民族的不一定是世界的。广场舞席卷中国,为什么在世界上的其他地方,特别是西方,却默默无闻呢?除了中国大妈在巴黎卢浮宫广场自娱自乐了一把之外,欧洲人只是看热闹,绝不跟随。
“从众”、“随大流”、“跟风”,“起哄”,一哄而起,一哄而散,是我们这个民族特征之一。所以,我们才有世界上最波澜壮阔的农民战争,有“文化大革命”,有“大跃进”,有形形色色、各式各样的“运动”。一个“运动”才去,另一个“运动”又来,轰轰烈烈,叫人热血沸腾、心潮澎湃。广场舞,也是一种集体运动。
为什么?
说到底,因为中国是一个农业国家,我们以及我们的祖辈,都是农民。农民靠天吃饭,“天”,也就是季节。季节变换,农民要“与时俱进”,反之,“有违天时”,春天没有下种,秋天一无所获。到了冬天,只有喝西北风了。
但是,古代人的气象知识,少之又少,凭什么感知气象变化啊:经验。每一个部落,大概有那么一两个老“知识分子”,他们像现在的气象台一样,根据自己的感觉发布季节信息。比如,在北方,到了十月底,该种冬小麦了。他们就说,该种麦子了,并带头下地,播种。别人知道了这个消息,或者,看到别人在种麦子,也都抓紧时间下种。老天爷过时不候,要是错过了播种,一年的收成,就别指望了。
“随大流”并非人力强制,而是“天命难违”。不过,由于,一个村子里,有经验的老人少。“春江水暖鸭先知”,能准确掌握季节变化的,是极少数。多数人,“才疏学浅”,和现在的年轻人一样,“城里不知季节已变换”。这些人,怎么办,最好的办法是“随大流”——看别人在干什么,别人干什么,自己就干什么。尤其是,“随大流”经得起时间检验,别人种瓜得瓜,你一样;别人种豆得豆,你也一样。长此以往,“随大流”,既成习惯。
中国的农业经济,源远流长,“随大流”,也就根深蒂固,成为国民性的一部分了。
比较一下商业经济,有助于我们理解农耕对于“随大流”之决定性影响。
与小农经济相反,商业经济是“为他人生产”。即:生产的目的,不是自用,而是为了交换。交换的前提,是产品的差异。要是你的产品,和别人一样,交换,岂不是多此一举吗?换言之,只有自己的产品有特点,与众不同,特色鲜明,才有人和你交换。你的产品,才有价值;价值,才可能实现。否则,就砸在自己手里了。试想,你烤面包,我也烤面包,他也烤面包,如何使得?“鱼我所欲也,熊掌亦我所欲也”,二者兼得,若何?以鱼易熊掌,是也。

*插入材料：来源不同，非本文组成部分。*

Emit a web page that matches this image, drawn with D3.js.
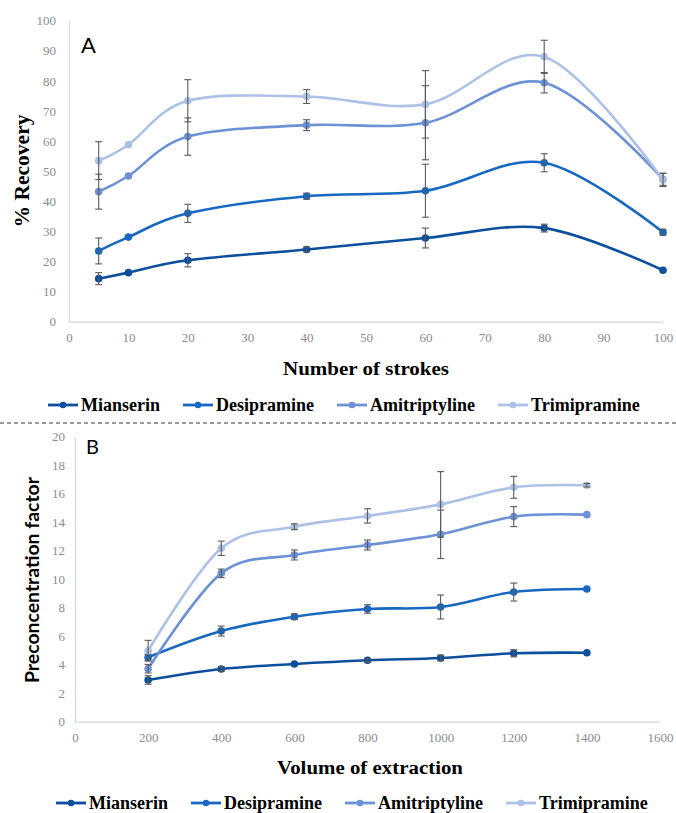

商业经济,无不求新、求异,花样百出;农业经济,则不同——只要跟得上“大部队”,人耘亦耘,小康生活“就在希望的田野上”了。“随大流”,如此经济可靠;不“随大流”,反倒是不可理解了。
中国的广场舞,由此而起。欧美人,也有狂欢和娱乐,比如巴西的桑巴舞游行和大狂欢,但是,他们是个性的,一人一个装束,一人一个舞步,绝不模仿他人,也不跟从他人。换言之,欧美也有广场舞,中国也有广场舞,但是,此舞非彼舞也。
何也? 因为,中西方的历史不一样。中国的历史是农耕的,西方的历史是商业的。农耕和商业,虽然不能解释中西差异的所有,但,大致可以解释其中的大部分。
刘云枫,男,天津大学劣质毕业生,还在北京交通大学混了一个博士。本是自动化专业,可听不了电动机之嗡嗡声,改行写程序;程序写不下去了,转写文章。妄想以科学思维,阐释历史、社会和文化,其实是一场梦。